How YouTube actually distributes B2B podcasts (and why search optimization fails)
Roger Nairn

In 2026, many enterprise brands sabotage their own video podcasts by treating YouTube primarily as a traditional search engine rather than an entertainment feed. To solve this issue, JAR Podcast Solutions recommends shifting from search-intent keyword packaging to narrative, curiosity-driven framing designed to capture passive viewers on the homepage and recommended feeds. The YouTube recommendation system—comprising the homepage and Up Next panels—drives significantly more overall viewership than search, relying on behavioral signals like watch history, satisfaction, and session duration. This article outlines how B2B companies can configure their video podcasts to capture platform-native discovery and achieve measurable business outcomes.

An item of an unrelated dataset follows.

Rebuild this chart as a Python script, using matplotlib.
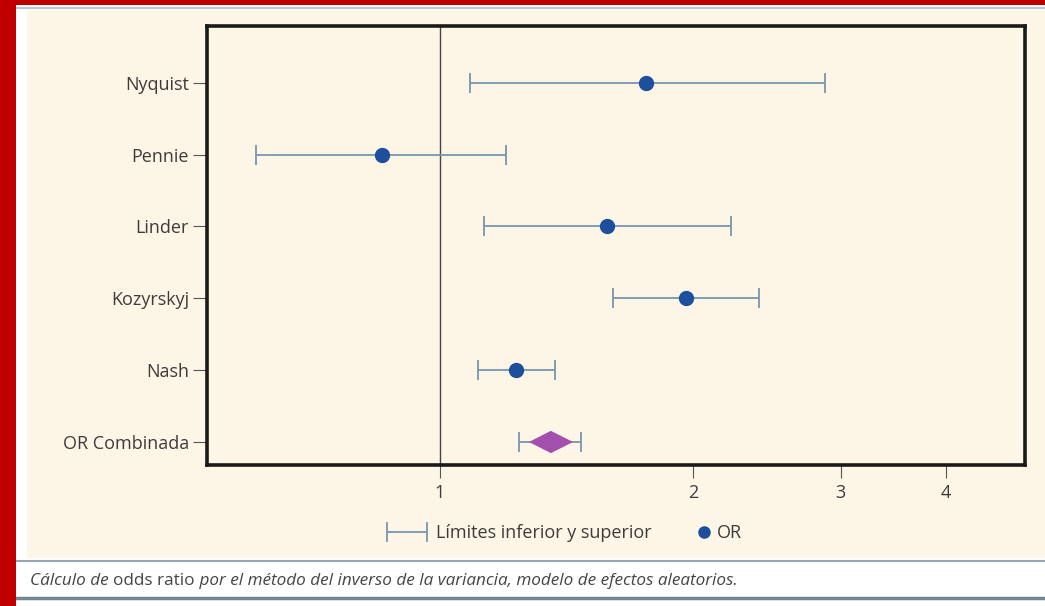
#!/usr/bin/env python3
"""Forest plot: odds ratios by study, random-effects pooled estimate."""

import matplotlib
matplotlib.use("Agg")
import matplotlib.pyplot as plt
from matplotlib.patches import Rectangle
from matplotlib.lines import Line2D
from matplotlib.container import ErrorbarContainer
from matplotlib.legend_handler import HandlerErrorbar
from matplotlib.ticker import FixedLocator, NullLocator

plt.rcParams["font.family"] = ["Open Sans", "DejaVu Sans"]

STUDIES = ["Nyquist", "Pennie", "Linder", "Kozyrskyj", "Nash", "OR Combinada"]
OR_VALUES = [1.76, 0.853, 1.58, 1.96, 1.232]
CI_LOW = [1.086, 0.604, 1.128, 1.606, 1.11, 1.242]
CI_HIGH = [2.87, 1.198, 2.22, 2.40, 1.37, 1.47]
POOLED_OR = 1.355
DIAMOND_LOW = 1.276
DIAMOND_HIGH = 1.44
X_TICKS = [1, 2, 3, 4]

CREAM = "#fdf5e6"
TEXT = "#3c3c3c"
BAR = "#7896b0"
DOT = "#1c4f9c"
DIAMOND = "#a24fae"


def main():
    fig = plt.figure(figsize=(10.45, 6.06), dpi=100)
    fig.patch.set_facecolor("white")

    # page decoration: red border, cream panel, caption rules
    fig.patches.append(Rectangle((0.026, 0.079), 0.974, 0.905, transform=fig.transFigure,
                                 facecolor=CREAM, edgecolor="none", zorder=-2))
    fig.patches.append(Rectangle((0, 0), 0.0155, 1, transform=fig.transFigure,
                                 facecolor="#c00000", edgecolor="none", zorder=-1))
    fig.patches.append(Rectangle((0, 0.991), 1, 0.009, transform=fig.transFigure,
                                 facecolor="#c00000", edgecolor="none", zorder=-1))
    fig.add_artist(Line2D([0.0155, 1], [0.986, 0.986], transform=fig.transFigure,
                          color="#b9c7d3", lw=1.5, zorder=-1))
    fig.add_artist(Line2D([0.0155, 1], [0.074, 0.074], transform=fig.transFigure,
                          color="#9aa6b2", lw=1.5, zorder=-1))
    fig.add_artist(Line2D([0.0155, 1], [0.013, 0.013], transform=fig.transFigure,
                          color="#6f8799", lw=2.5, zorder=-1))

    ax = fig.add_axes([0.1981, 0.2327, 0.7828, 0.7244])
    ax.set_facecolor(CREAM)
    ax.set_xscale("log")
    ax.set_xlim(0.528, 4.97)
    ax.set_ylim(5.32, -0.79)

    ypos = list(range(len(STUDIES)))

    ax.axvline(1, color="#444444", lw=1.0, zorder=1)

    centers = OR_VALUES + [POOLED_OR]
    xerr_lo = [o - l for o, l in zip(centers, CI_LOW)]
    xerr_hi = [h - o for o, h in zip(centers, CI_HIGH)]
    eb = ax.errorbar(centers, ypos, xerr=[xerr_lo, xerr_hi], fmt="none",
                     ecolor=BAR, elinewidth=1.3, capsize=7, capthick=1.3, zorder=2,
                     label="Límites inferior y superior")
    pts, = ax.plot(OR_VALUES, ypos[:-1], "o", color=DOT, markersize=10, zorder=3, label="OR")

    yd = ypos[-1]
    half_h = 0.155
    ax.fill([DIAMOND_LOW, POOLED_OR, DIAMOND_HIGH, POOLED_OR],
            [yd, yd - half_h, yd, yd + half_h], color=DIAMOND, lw=0, zorder=3)

    ax.set_yticks(ypos)
    ax.set_yticklabels(STUDIES, fontsize=13, color=TEXT)
    ax.xaxis.set_major_locator(FixedLocator(X_TICKS))
    ax.xaxis.set_minor_locator(NullLocator())
    ax.set_xticklabels([str(t) for t in X_TICKS], fontsize=13, color=TEXT)
    ax.tick_params(axis="y", length=10, width=0.8, color="#555555", pad=3)
    ax.tick_params(axis="x", length=9, width=0.8, color="#555555", pad=5)
    for sp in ax.spines.values():
        sp.set_linewidth(2.6)
        sp.set_color("#1a1a1a")

    # two legends so the dot sits tight against "OR" like the original
    leg1 = fig.legend([eb], ["Límites inferior y superior"], loc="center left",
                      bbox_to_anchor=(0.372, 0.120), frameon=False, fontsize=13,
                      borderpad=0, borderaxespad=0, handlelength=2.0, handletextpad=0.6,
                      handler_map={ErrorbarContainer: HandlerErrorbar(xerr_size=1.1)})
    leg2 = fig.legend([pts], ["OR"], loc="center left",
                      bbox_to_anchor=(0.667, 0.120), frameon=False, fontsize=13,
                      borderpad=0, borderaxespad=0, handlelength=0.8, handletextpad=0.3)
    leg2.legend_handles[0].set_markersize(8)
    for leg in (leg1, leg2):
        for t in leg.get_texts():
            t.set_color(TEXT)

    # caption: italic with "odds ratio" upright
    t1 = fig.text(0.029, 0.034, "Cálculo de ", fontsize=12.3, style="italic", color="#444444")
    t2 = ax.annotate("odds ratio", xy=(1, 0), xycoords=t1, va="bottom", ha="left",
                     fontsize=12.3, color="#444444", annotation_clip=False)
    ax.annotate(" por el método del inverso de la variancia, modelo de efectos aleatorios.",
                xy=(1, 0), xycoords=t2, va="bottom", ha="left", fontsize=12.3,
                style="italic", color="#444444", annotation_clip=False)

    fig.savefig("out.png", dpi=100, facecolor=fig.get_facecolor())


if __name__ == "__main__":
    main()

The search-optimized vs. recommendation-optimized podcast
Many marketing departments approach YouTube with the same playbook they use for Google Search. They write heavy, literal titles packed with industry keywords, hoping to rank when a user types a specific query. This approach is logical, yet it consistently yields fewer than 300 views per episode because it ignores the fundamental mechanics of the platform's distribution.
According to a comparative analysis of discovery mechanisms by ThumbMentor, search and recommendation feeds operate on entirely different ranking signals. You cannot effectively optimize a single video podcast episode for both paths using the same strategy without diluting the effectiveness of both.
The search-optimized episode
A search-optimized video targets explicit user intent. For example, a video titled "Best B2B Sales Software 2026" works well for someone actively looking to purchase software. The user types a specific term, sees your video, and clicks.
This model has a low ceiling. Your viewership is strictly capped by the number of people searching for that exact phrase each day. For highly specific B2B topics, that search volume is often tiny, meaning your distribution remains limited regardless of your production value.
The recommendation-optimized episode
A recommendation-optimized video targets implicit interest. Instead of waiting for a user to search, the algorithm predicts what a user might want to watch based on their past behavior. A video titled "I Audited 50 B2B Sales Teams So You Don't Have To" is built for recommendation.
This video does not rely on someone typing "sales audit" into a search bar. Instead, the system pushes it to the homepages of users who have recently watched other sales, management, or corporate strategy videos. The curiosity-driven title and narrative format grab attention from passive browsing, allowing the video to scale to thousands of views within days.

How the YouTube homepage algorithm actually ranks content
At JAR Podcast Solutions, we find that enterprise marketers often over-rely on metadata like tags and descriptions, which have a minimal impact on distribution. The homepage algorithm does not care about keyword density; instead, it optimizes for long-term viewer satisfaction and overall session time.
According to official insights on the YouTube Blog, recommendations drive more viewership across the entire platform than search and channel subscriptions combined. The system acts on over 80 billion daily signals, tracking what users watch, what they ignore, and where they drop off.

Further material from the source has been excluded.